Given material:
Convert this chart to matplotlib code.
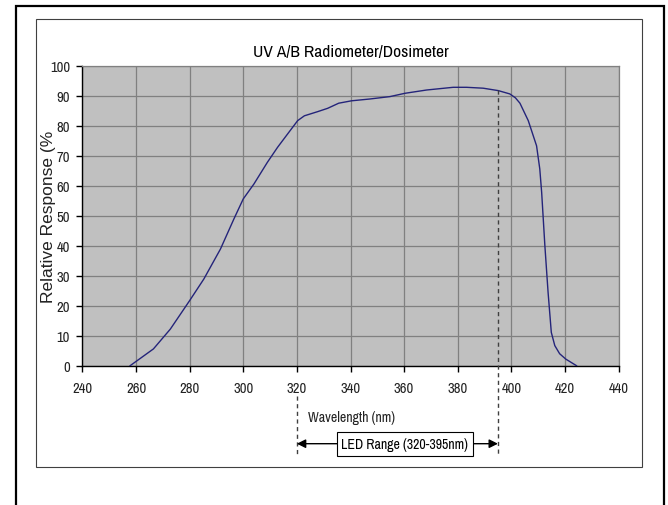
import matplotlib
matplotlib.use("Agg")
import matplotlib.pyplot as plt
from matplotlib import font_manager
from matplotlib.patches import Rectangle

# wavelength (nm) vs relative response (%)
WL = [257.8, 262, 266.5, 272.8, 280, 285.3, 291.5, 296.5, 300, 304, 309,
      312.8, 316.5, 320.3, 322.8, 327.8, 331.5, 335.6, 340.4, 347.2, 354.7,
      360.3, 368.4, 378.3, 383.3, 389.5, 395.1, 399.4, 401.5, 403.2, 406.3,
      409.4, 410.6, 411.3, 412.5, 413.7, 414.9, 416.2, 418, 420.3, 424.3]
RESP = [0, 2.7, 5.6, 12.2, 21.7, 28.9, 38.9, 48.9, 55.6, 60.6, 67.8,
        72.8, 77.2, 81.7, 83.3, 84.7, 85.8, 87.5, 88.3, 88.9, 89.7,
        90.8, 91.9, 92.8, 92.8, 92.5, 91.7, 90.6, 89.3, 87.5, 81.7,
        73.3, 65.6, 57.8, 40, 24.4, 11.1, 6.7, 4.0, 2.2, 0]

XTICKS = list(range(240, 441, 20))
YTICKS = list(range(0, 101, 10))
LED_LO, LED_HI = 320, 395

installed = {f.name for f in font_manager.fontManager.ttflist}
cands = ["Liberation Sans Narrow", "Arial Narrow", "Archivo Narrow", "PT Sans Narrow",
         "Roboto Condensed", "Fira Sans Condensed", "Encode Sans Condensed",
         "IBM Plex Sans Condensed", "Open Sans Condensed", "Liberation Sans", "DejaVu Sans"]
NARROW = [c for c in cands if c in installed] or ["DejaVu Sans"]
W, H = 668, 506

fig = plt.figure(figsize=(W / 100, H / 100), dpi=100)
fig.patch.set_facecolor("white")

# outer border and chart frame (pixel coords)
def px_rect(x0, y0, x1, y1, **kw):
    fig.patches.append(Rectangle((x0 / W, 1 - y1 / H), (x1 - x0) / W, (y1 - y0) / H,
                                 transform=fig.transFigure, fill=False, **kw))

px_rect(16, 7, 664, 520, edgecolor="black", linewidth=1.6)
px_rect(36, 20, 642, 468, edgecolor="#404040", linewidth=0.8)

ax = fig.add_axes([82.4 / W, 1 - 366.7 / H, 536.2 / W, 300 / H])
ax.set_facecolor("#c0c0c0")
ax.plot(WL, RESP, color="#24247a", linewidth=1.0, zorder=3)

ax.set_xlim(240, 440)
ax.set_ylim(0, 100)
ax.set_xticks(XTICKS)
ax.set_yticks(YTICKS)
ax.grid(True, color="#808080", linewidth=0.9)
ax.set_axisbelow(True)
for s in ["top", "right"]:
    ax.spines[s].set_color("#808080")
    ax.spines[s].set_linewidth(0.9)
for s in ["left", "bottom"]:
    ax.spines[s].set_color("black")
    ax.spines[s].set_linewidth(1.0)
ax.tick_params(direction="out", length=4, width=1, pad=5, labelsize=10.5,
               labelcolor="#222222")
ax.tick_params(axis="x", pad=7)
for lab in ax.get_xticklabels() + ax.get_yticklabels():
    lab.set_family(NARROW)

ax.set_title("UV A/B Radiometer/Dosimeter", family=NARROW, fontsize=12.5, pad=7)
ax.set_xlabel("Wavelength (nm)", family=NARROW, fontsize=10, color="#222222")
ax.xaxis.set_label_coords(0.501, -0.148)
ax.set_ylabel("Relative Response (%", family=["Liberation Sans", "DejaVu Sans"],
              fontsize=12.5, color="#222222")
ax.yaxis.set_label_coords(-0.049, 0.5)

# LED range markers
ax.plot([LED_HI, LED_HI], [92, -30], color="#404040", linestyle=(0, (3, 2.5)),
        linewidth=1.0, clip_on=False, zorder=4)
ax.plot([LED_LO, LED_LO], [-10, -30], color="#404040", linestyle=(0, (3, 2.5)),
        linewidth=1.0, clip_on=False, zorder=4)
ax.annotate("", xy=(LED_LO, -26), xytext=(LED_HI, -26),
            arrowprops=dict(arrowstyle="<|-|>", color="black", lw=1.0,
                            mutation_scale=13, shrinkA=0, shrinkB=0),
            annotation_clip=False, zorder=4)
ax.text(360.3, -26, "LED Range (320-395nm)", family=NARROW, fontsize=10,
        ha="center", va="center", zorder=5,
        bbox=dict(boxstyle="square,pad=0.35", facecolor="white", edgecolor="black",
                  linewidth=0.8))

fig.savefig("out.png", dpi=100)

Your objective: Starting with the first line of the data above and ending with the line containing "from matplotlib.patches import Rectangle", please restate every line exactly, leaving images out.

Written response:
Convert this chart to matplotlib code.
import matplotlib
matplotlib.use("Agg")
import matplotlib.pyplot as plt
from matplotlib import font_manager
from matplotlib.patches import Rectangle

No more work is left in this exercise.